● **GIVEN INSTRUCTION**: In the listing that follows, retype every line from the first through the one containing "pot_catch = [15400, 15400]". Pictures are to be left out.

#### INFORMATION SUPPLIED ####

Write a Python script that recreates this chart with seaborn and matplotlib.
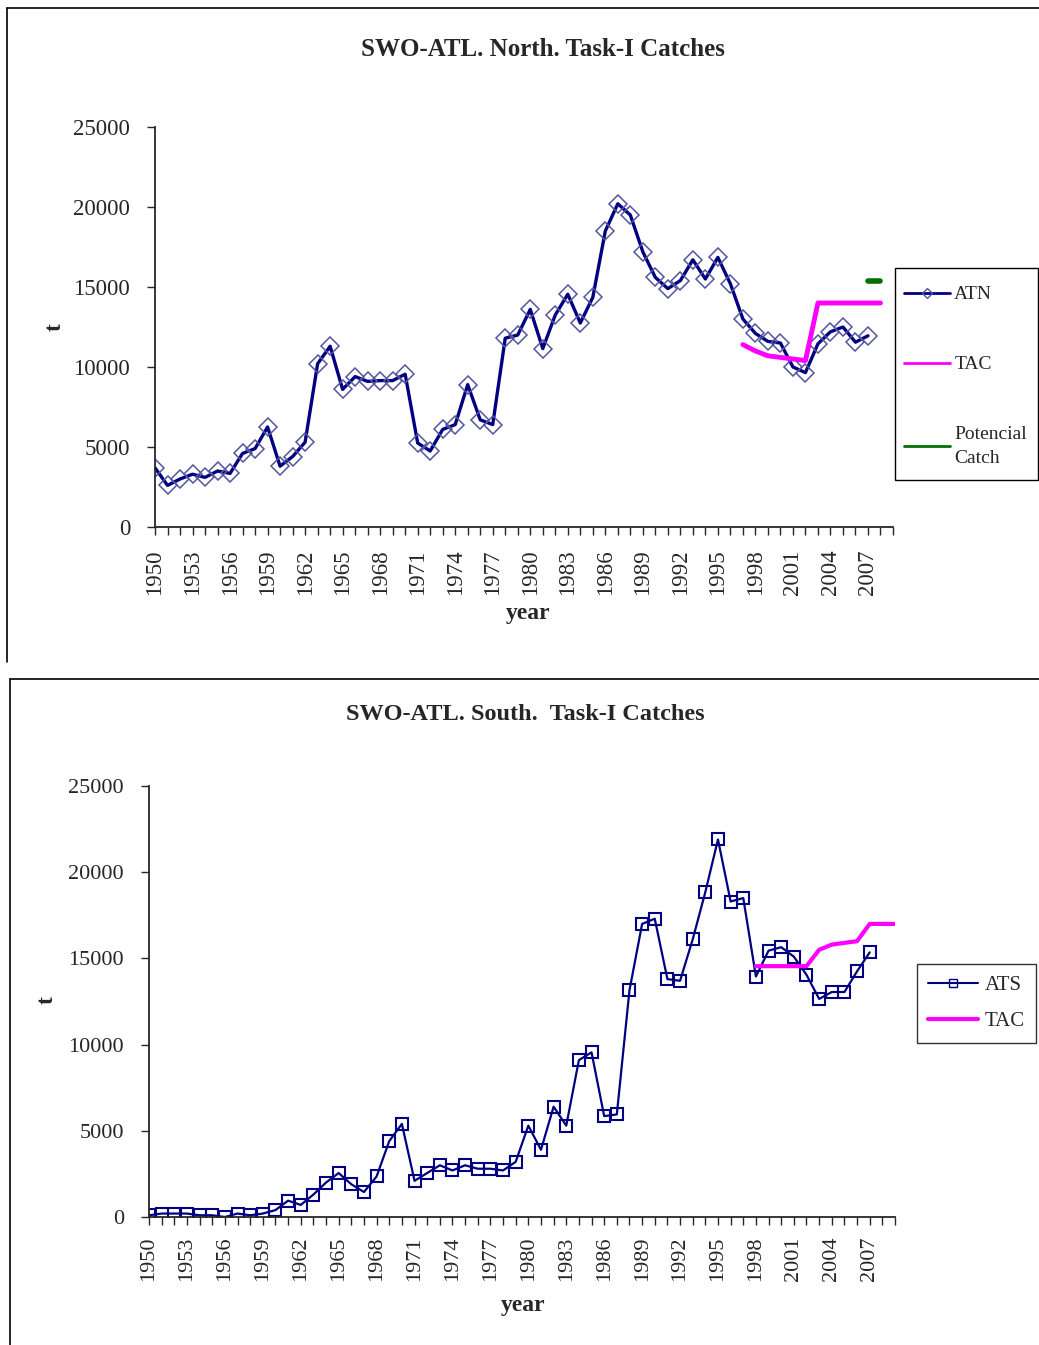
import numpy as np
import pandas as pd
import matplotlib.pyplot as plt
import seaborn as sns
from matplotlib.lines import Line2D
from matplotlib.patches import Rectangle
from matplotlib.ticker import FixedLocator, FuncFormatter

# North: Task-I catches (t)
north_years = list(range(1950, 2008))
atn = [3700, 2600, 3000, 3300, 3100, 3500, 3350, 4600, 4900, 6250,
       3800, 4400, 5300, 10200, 11300, 8600, 9400, 9100, 9150, 9150,
       9550, 5250, 4750, 6100, 6400, 8900, 6700, 6400, 11800, 12000,
       13600, 11150, 13250, 14550, 12750, 14350, 18500, 20200, 19500, 17200,
       15600, 14900, 15400, 16700, 15500, 16850, 15200, 13000, 12100, 11600,
       11500, 10000, 9650, 11450, 12200, 12500, 11550, 11950]
tac_north_years = list(range(1997, 2009))
tac_north = [11400, 11000, 10700, 10600, 10500, 10400, 14000, 14000, 14000, 14000, 14000, 14000]
pot_years = [2007, 2008]
pot_catch = [15400, 15400]

# South: Task-I catches (t)
south_years = list(range(1950, 2008))
ats = [100, 200, 200, 200, 100, 100, 0, 200, 100, 200,
       400, 950, 700, 1300, 2000, 2550, 1900, 1450, 2350, 4400,
       5400, 2100, 2550, 3000, 2700, 3000, 2800, 2800, 2700, 3200,
       5300, 3900, 6400, 5300, 9100, 9550, 5850, 5950, 13150, 17000,
       17300, 13800, 13700, 16100, 18850, 21900, 18300, 18500, 13950, 15450,
       15650, 15100, 14050, 12650, 13050, 13050, 14250, 15350]
tac_south_years = list(range(1998, 2010))
tac_south = [14550, 14550, 14550, 14550, 14550, 15500, 15800, 15900, 16000, 17000, 17000, 17000]

yticks = [0, 5000, 10000, 15000, 20000, 25000]
all_years = list(range(1950, 2010))

sns.set_style("ticks")
plt.rcParams['font.family'] = ['Liberation Serif', 'DejaVu Serif']

W, H = 1039, 1345
fig = plt.figure(figsize=(W / 100, H / 100), dpi=100)

def fx(x):
    return x / W

def fy(y):
    return 1 - y / H

def style_axis(ax, fs, xpad):
    ax.set_xlim(1950, 2009)
    ax.set_ylim(0, 25000)
    ax.set_yticks(yticks)
    ax.xaxis.set_major_locator(FixedLocator(all_years))
    ax.xaxis.set_major_formatter(FuncFormatter(lambda v, p: str(int(v)) if (int(round(v)) - 1950) % 3 == 0 else ''))
    ax.tick_params(axis='x', labelrotation=90, length=6, width=1, direction='out', labelsize=fs, pad=xpad)
    ax.tick_params(axis='y', length=6, width=1, direction='out', labelsize=fs, pad=12)
    sns.despine(ax=ax)
    for s in ['left', 'bottom']:
        ax.spines[s].set_linewidth(1.3)
    ax.set_xlabel('')
    ax.set_ylabel('')

# ---- top panel
ax1 = fig.add_axes([fx(155), fy(527), fx(893) - fx(155), fy(127) - fy(527)])
sns.lineplot(x=north_years, y=atn, ax=ax1, color='#000080', lw=2.4, marker='D', markersize=9,
             markerfacecolor='none', markeredgecolor='#55559f', markeredgewidth=1.1, label='ATN')
sns.lineplot(x=tac_north_years, y=tac_north, ax=ax1, color='#ff00ff', lw=3.5, label='TAC')
sns.lineplot(x=pot_years, y=pot_catch, ax=ax1, color='#007000', lw=4, label='Potencial\nCatch')
style_axis(ax1, 16.5, 10)
ax1.get_legend().remove()

h1 = [Line2D([], [], color='#000080', lw=2, marker='D', markersize=5, markerfacecolor='none',
             markeredgecolor='#55559f'),
      Line2D([], [], color='#ff00ff', lw=2),
      Line2D([], [], color='#007000', lw=2)]
leg1 = fig.legend(h1, ['ATN', 'TAC', 'Potencial\nCatch'], loc='upper left',
                  bbox_to_anchor=(fx(895), fy(277)), borderaxespad=0, fontsize=14,
                  frameon=False, handlelength=2.4, handletextpad=0.2, labelspacing=2.7,
                  borderpad=0.45)
for t in leg1.get_texts():
    t.set_linespacing(1.55)
fig.add_artist(Rectangle((fx(895), fy(480)), fx(1038) - fx(895), fy(268) - fy(480),
                         transform=fig.transFigure, fill=False, edgecolor='black', lw=1))

fig.text(fx(543), fy(49), 'SWO-ATL. North. Task-I Catches', ha='center', va='center',
         fontsize=18, fontweight='bold')
fig.text(fx(55), fy(327), 't', ha='center', va='center', rotation=90, fontsize=17, fontweight='bold')
fig.text(fx(528), fy(614), 'year', ha='center', va='center', fontsize=17, fontweight='bold')

# ---- bottom panel
ax2 = fig.add_axes([fx(149), fy(1217), fx(895) - fx(149), fy(786) - fy(1217)])
sns.lineplot(x=south_years, y=ats, ax=ax2, color='#000080', lw=1.6, marker='s', markersize=8.5,
             markerfacecolor='none', markeredgecolor='#000080', markeredgewidth=1.5, label='ATS')
sns.lineplot(x=tac_south_years, y=tac_south, ax=ax2, color='#ff00ff', lw=3, label='TAC')
style_axis(ax2, 16, 8)
ax2.get_legend().remove()

h2 = [Line2D([], [], color='#000080', lw=1.5, marker='s', markersize=6, markerfacecolor='none',
             markeredgecolor='#000080'),
      Line2D([], [], color='#ff00ff', lw=3)]
leg2 = fig.legend(h2, ['ATS', 'TAC'], loc='upper left',
                  bbox_to_anchor=(fx(917), fy(964)), borderaxespad=0, fontsize=15,
                  frameon=True, fancybox=False, edgecolor='black', handlelength=2.4,
                  handletextpad=0.3, labelspacing=0.8, borderpad=0.55)
leg2.get_frame().set_linewidth(1)

fig.text(fx(525), fy(714), 'SWO-ATL. South.  Task-I Catches', ha='center', va='center',
         fontsize=17.5, fontweight='bold')
fig.text(fx(47), fy(1000), 't', ha='center', va='center', rotation=90, fontsize=17, fontweight='bold')
fig.text(fx(523), fy(1306), 'year', ha='center', va='center', fontsize=17, fontweight='bold')

# panel borders
for xs, ys in [([7, 1039], [8, 8]), ([7, 7], [8, 662]),
               ([10, 1039], [679, 679]), ([10, 10], [679, 1345])]:
    fig.add_artist(Line2D([fx(v) for v in xs], [fy(v) for v in ys], color='black', lw=1.2))

fig.savefig('out.png', dpi=100)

####

● **EXPECTED ANSWER**:
Write a Python script that recreates this chart with seaborn and matplotlib.
import numpy as np
import pandas as pd
import matplotlib.pyplot as plt
import seaborn as sns
from matplotlib.lines import Line2D
from matplotlib.patches import Rectangle
from matplotlib.ticker import FixedLocator, FuncFormatter

# North: Task-I catches (t)
north_years = list(range(1950, 2008))
atn = [3700, 2600, 3000, 3300, 3100, 3500, 3350, 4600, 4900, 6250,
       3800, 4400, 5300, 10200, 11300, 8600, 9400, 9100, 9150, 9150,
       9550, 5250, 4750, 6100, 6400, 8900, 6700, 6400, 11800, 12000,
       13600, 11150, 13250, 14550, 12750, 14350, 18500, 20200, 19500, 17200,
       15600, 14900, 15400, 16700, 15500, 16850, 15200, 13000, 12100, 11600,
       11500, 10000, 9650, 11450, 12200, 12500, 11550, 11950]
tac_north_years = list(range(1997, 2009))
tac_north = [11400, 11000, 10700, 10600, 10500, 10400, 14000, 14000, 14000, 14000, 14000, 14000]
pot_years = [2007, 2008]
pot_catch = [15400, 15400]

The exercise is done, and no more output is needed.